EXERCISE PROMPT:
Give the material once more, word for word, without any images.

SUPPLIED INFORMATION:
#####

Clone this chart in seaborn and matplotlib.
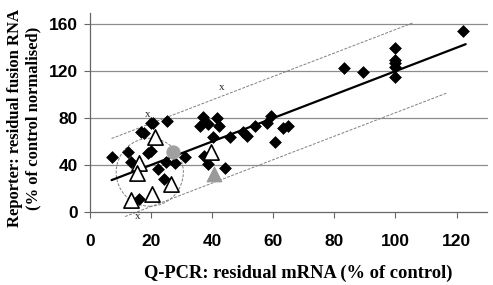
import numpy as np
import pandas as pd
import matplotlib
matplotlib.use("Agg")
import matplotlib.pyplot as plt
from matplotlib.patches import Ellipse
import seaborn as sns

# ---- data ----
diamond_x = [7, 12.4, 13.3, 16.5, 17.6, 19.8, 20.6, 25.2, 19.0, 19.8, 22.3, 24.1, 16.0,
             24.8, 27.7, 31.0, 35.9, 37.0, 38.6, 41.4, 42.2, 40.1, 37.2, 38.6, 44.1,
             45.7, 50.1, 51.2, 53.9, 58.0, 59.1, 60.5, 63.2, 64.8, 83.1, 89.2,
             99.8, 99.8, 99.8, 99.8, 99.8, 122.1]
diamond_y = [47, 50.7, 42.1, 68.3, 66.9, 75.4, 75.4, 77.7, 49.8, 52.0, 36.4, 27.6, 10.6,
             42.7, 41.8, 46.9, 73.1, 80.5, 74.8, 79.7, 73.1, 63.5, 47.5, 40.7, 37.0,
             63.5, 68.3, 64.6, 73.1, 75.9, 81.7, 59.7, 71.7, 73.1, 122.9, 118.9,
             139.9, 129.4, 126.6, 123.7, 115.2, 154.2]
open_tri_x = [21.2, 15.9, 15.2, 13.5, 20.1, 26.3, 39.7]
open_tri_y = [64.0, 41.8, 32.8, 10.0, 14.8, 23.6, 51.2]
gray_tri_x = [40.5]
gray_tri_y = [32.2]
gray_circ_x = [27.2]
gray_circ_y = [51.2]

fit_slope = 1.0
fit_intercept = 20.0
fit_x_range = [7, 123]
upper_offset = 55.5
upper_x_range = [7, 106]
lower_offset = -15.5
lower_x_range = [11.4, 117]
outlier_marks_x = [18.7, 43.2, 15.5]
outlier_marks_y = [83.4, 105.8, -4.3]
ellipse_center = (19.5, 33.7)
ellipse_w, ellipse_h = 22, 58

x_ticks = [0, 20, 40, 60, 80, 100, 120]
y_ticks = [0, 40, 80, 120, 160]
x_label = "Q-PCR: residual mRNA (% of control)"
y_label = "Reporter: residual fusion RNA\n(% of control normalised)"

sns.set_theme(style="white")
plt.rcParams['font.family'] = ['Liberation Sans', 'DejaVu Sans']

fig = plt.figure(figsize=(4.93, 2.85), dpi=100)
ax = fig.add_axes([0.183, 0.257, 0.805, 0.699])

for yv in y_ticks[1:]:
    ax.axhline(yv, color="#8c8c8c", lw=0.9, zorder=0)

# prediction bounds
ux = np.array(upper_x_range)
lx = np.array(lower_x_range)
sns.lineplot(x=ux, y=fit_slope * ux + upper_offset, ax=ax, color="#808080", lw=0.7,
             linestyle=(0, (3, 1.5)), zorder=1)
sns.lineplot(x=lx, y=fit_slope * lx + lower_offset, ax=ax, color="#808080", lw=0.7,
             linestyle=(0, (3, 1.5)), zorder=1)
for ln in ax.lines:
    ln.set_clip_on(False)

ell = Ellipse(ellipse_center, ellipse_w, ellipse_h, fill=False, edgecolor="#808080",
              lw=0.7, linestyle=(0, (3, 1.5)), zorder=1)
ax.add_patch(ell)

# regression line
fx = np.array(fit_x_range)
sns.lineplot(x=fx, y=fit_slope * fx + fit_intercept, ax=ax, color="black", lw=1.6, zorder=3)

sns.scatterplot(x=diamond_x, y=diamond_y, ax=ax, marker="D", s=36, color="black",
                edgecolor="black", linewidth=0.5, zorder=4)
sns.scatterplot(x=open_tri_x, y=open_tri_y, ax=ax, marker="^", s=120, facecolor="white",
                edgecolor="black", linewidth=1.2, zorder=5)
sns.scatterplot(x=gray_tri_x, y=gray_tri_y, ax=ax, marker="^", s=110, color="#999999",
                edgecolor="#999999", zorder=5)
sns.scatterplot(x=gray_circ_x, y=gray_circ_y, ax=ax, marker="o", s=90, color="#a0a0a0",
                edgecolor="#a0a0a0", zorder=5)

for mx, my in zip(outlier_marks_x, outlier_marks_y):
    ax.text(mx, my, "x", ha="center", va="center", fontsize=8,
            family="Liberation Serif", clip_on=False, zorder=6)

ax.set_xlim(0, 130)
ax.set_ylim(0, 170)
ax.set_xticks(x_ticks)
ax.set_yticks(y_ticks)
ax.set_xticklabels([str(t) for t in x_ticks], fontweight="bold", fontsize=12.5, color="black")
ax.set_yticklabels([str(t) for t in y_ticks], fontweight="bold", fontsize=12.5, color="black")
ax.tick_params(axis="both", direction="out", length=4, width=0.8, color="#666666",
               bottom=True, left=True)
ax.tick_params(axis="x", pad=12)
ax.tick_params(axis="y", pad=5)
for s in ["top", "right"]:
    ax.spines[s].set_visible(False)
for s in ["left", "bottom"]:
    ax.spines[s].set_color("#666666")
    ax.spines[s].set_linewidth(0.9)

ax.set_xlabel(x_label, family="Liberation Serif", fontweight="bold", fontsize=13.3,
              color="black")
ax.set_ylabel(y_label, family="Liberation Serif", fontweight="bold", fontsize=12,
              color="black", linespacing=1.2)
ax.xaxis.set_label_coords(0.523, -0.268)
ax.yaxis.set_label_coords(-0.122, 0.47)

fig.savefig("out.png", dpi=100)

#####

EXERCISE OUTPUT:
Clone this chart in seaborn and matplotlib.
import numpy as np
import pandas as pd
import matplotlib
matplotlib.use("Agg")
import matplotlib.pyplot as plt
from matplotlib.patches import Ellipse
import seaborn as sns

# ---- data ----
diamond_x = [7, 12.4, 13.3, 16.5, 17.6, 19.8, 20.6, 25.2, 19.0, 19.8, 22.3, 24.1, 16.0,
             24.8, 27.7, 31.0, 35.9, 37.0, 38.6, 41.4, 42.2, 40.1, 37.2, 38.6, 44.1,
             45.7, 50.1, 51.2, 53.9, 58.0, 59.1, 60.5, 63.2, 64.8, 83.1, 89.2,
             99.8, 99.8, 99.8, 99.8, 99.8, 122.1]
diamond_y = [47, 50.7, 42.1, 68.3, 66.9, 75.4, 75.4, 77.7, 49.8, 52.0, 36.4, 27.6, 10.6,
             42.7, 41.8, 46.9, 73.1, 80.5, 74.8, 79.7, 73.1, 63.5, 47.5, 40.7, 37.0,
             63.5, 68.3, 64.6, 73.1, 75.9, 81.7, 59.7, 71.7, 73.1, 122.9, 118.9,
             139.9, 129.4, 126.6, 123.7, 115.2, 154.2]
open_tri_x = [21.2, 15.9, 15.2, 13.5, 20.1, 26.3, 39.7]
open_tri_y = [64.0, 41.8, 32.8, 10.0, 14.8, 23.6, 51.2]
gray_tri_x = [40.5]
gray_tri_y = [32.2]
gray_circ_x = [27.2]
gray_circ_y = [51.2]

fit_slope = 1.0
fit_intercept = 20.0
fit_x_range = [7, 123]
upper_offset = 55.5
upper_x_range = [7, 106]
lower_offset = -15.5
lower_x_range = [11.4, 117]
outlier_marks_x = [18.7, 43.2, 15.5]
outlier_marks_y = [83.4, 105.8, -4.3]
ellipse_center = (19.5, 33.7)
ellipse_w, ellipse_h = 22, 58

x_ticks = [0, 20, 40, 60, 80, 100, 120]
y_ticks = [0, 40, 80, 120, 160]
x_label = "Q-PCR: residual mRNA (% of control)"
y_label = "Reporter: residual fusion RNA\n(% of control normalised)"

sns.set_theme(style="white")
plt.rcParams['font.family'] = ['Liberation Sans', 'DejaVu Sans']

fig = plt.figure(figsize=(4.93, 2.85), dpi=100)
ax = fig.add_axes([0.183, 0.257, 0.805, 0.699])

for yv in y_ticks[1:]:
    ax.axhline(yv, color="#8c8c8c", lw=0.9, zorder=0)

# prediction bounds
ux = np.array(upper_x_range)
lx = np.array(lower_x_range)
sns.lineplot(x=ux, y=fit_slope * ux + upper_offset, ax=ax, color="#808080", lw=0.7,
             linestyle=(0, (3, 1.5)), zorder=1)
sns.lineplot(x=lx, y=fit_slope * lx + lower_offset, ax=ax, color="#808080", lw=0.7,
             linestyle=(0, (3, 1.5)), zorder=1)
for ln in ax.lines:
    ln.set_clip_on(False)

ell = Ellipse(ellipse_center, ellipse_w, ellipse_h, fill=False, edgecolor="#808080",
              lw=0.7, linestyle=(0, (3, 1.5)), zorder=1)
ax.add_patch(ell)

# regression line
fx = np.array(fit_x_range)
sns.lineplot(x=fx, y=fit_slope * fx + fit_intercept, ax=ax, color="black", lw=1.6, zorder=3)

sns.scatterplot(x=diamond_x, y=diamond_y, ax=ax, marker="D", s=36, color="black",
                edgecolor="black", linewidth=0.5, zorder=4)
sns.scatterplot(x=open_tri_x, y=open_tri_y, ax=ax, marker="^", s=120, facecolor="white",
                edgecolor="black", linewidth=1.2, zorder=5)
sns.scatterplot(x=gray_tri_x, y=gray_tri_y, ax=ax, marker="^", s=110, color="#999999",
                edgecolor="#999999", zorder=5)
sns.scatterplot(x=gray_circ_x, y=gray_circ_y, ax=ax, marker="o", s=90, color="#a0a0a0",
                edgecolor="#a0a0a0", zorder=5)

for mx, my in zip(outlier_marks_x, outlier_marks_y):
    ax.text(mx, my, "x", ha="center", va="center", fontsize=8,
            family="Liberation Serif", clip_on=False, zorder=6)

ax.set_xlim(0, 130)
ax.set_ylim(0, 170)
ax.set_xticks(x_ticks)
ax.set_yticks(y_ticks)
ax.set_xticklabels([str(t) for t in x_ticks], fontweight="bold", fontsize=12.5, color="black")
ax.set_yticklabels([str(t) for t in y_ticks], fontweight="bold", fontsize=12.5, color="black")
ax.tick_params(axis="both", direction="out", length=4, width=0.8, color="#666666",
               bottom=True, left=True)
ax.tick_params(axis="x", pad=12)
ax.tick_params(axis="y", pad=5)
for s in ["top", "right"]:
    ax.spines[s].set_visible(False)
for s in ["left", "bottom"]:
    ax.spines[s].set_color("#666666")
    ax.spines[s].set_linewidth(0.9)

ax.set_xlabel(x_label, family="Liberation Serif", fontweight="bold", fontsize=13.3,
              color="black")
ax.set_ylabel(y_label, family="Liberation Serif", fontweight="bold", fontsize=12,
              color="black", linespacing=1.2)
ax.xaxis.set_label_coords(0.523, -0.268)
ax.yaxis.set_label_coords(-0.122, 0.47)

fig.savefig("out.png", dpi=100)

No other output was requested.